The simple show has attracted more than 120,000 Weibo followers, mostly teenagers and Chinese college students studying in both the US and China.

Chinese viewers know her by the name Bai Jie, a moniker given to Beinecke by her Chinese roommate while she was studying Mandarin in Hangzhou. Later she discovered there is also a Chinese porn novel called Bai Jie, which means white and pure; unfazed, she kept her name.

She actively engages her online followers in daily conversation, encouraging English comments.

Many of Beinecke's followers exhibit nothing but unbridled affection for the young host - and aren't afraid to express themselves using the slang learned in the show. Comments like "I am obsessed with @ OMG U.S. language, I dig it very much. Bai Jie is totes cool" litter her Weibo microblog account.

The show's recent rise in popularity has even pushed one follower to form an OMG Meiyu fan group on Weibo. "Our online friends are so supportive and so encouraging," Beinecke says. "They are sort of inspired to write something in English and practice what they just learned."

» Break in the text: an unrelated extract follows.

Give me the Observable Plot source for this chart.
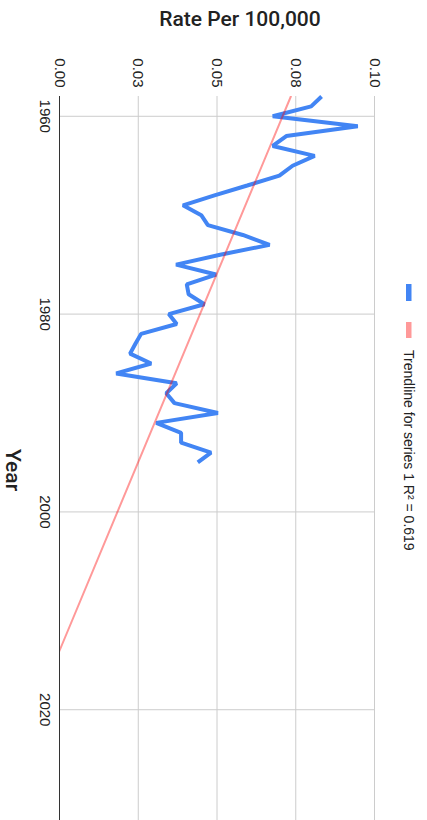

OMG Meiyu may have earned Beinecke a minor star status online, but the host says fame and fortune is the last thing on her mind.

"I don't know if I'm a celebrity, but I don't really know if that's my goal," she says, adding that she simply wants to share US culture.

Beinecke told the Washington Post that she recently ran into a fan, Wang Jiawei, 21, a recent immigrant from China who was working in a Taiwanese tea shop where Beinecke was filming her travel show.

"American language is quite different from what we learn (in college)", he tells her in heavily accented English. "We learn how to write papers about marketing. She teaches us how the young guys talk. Yeah, she's cool."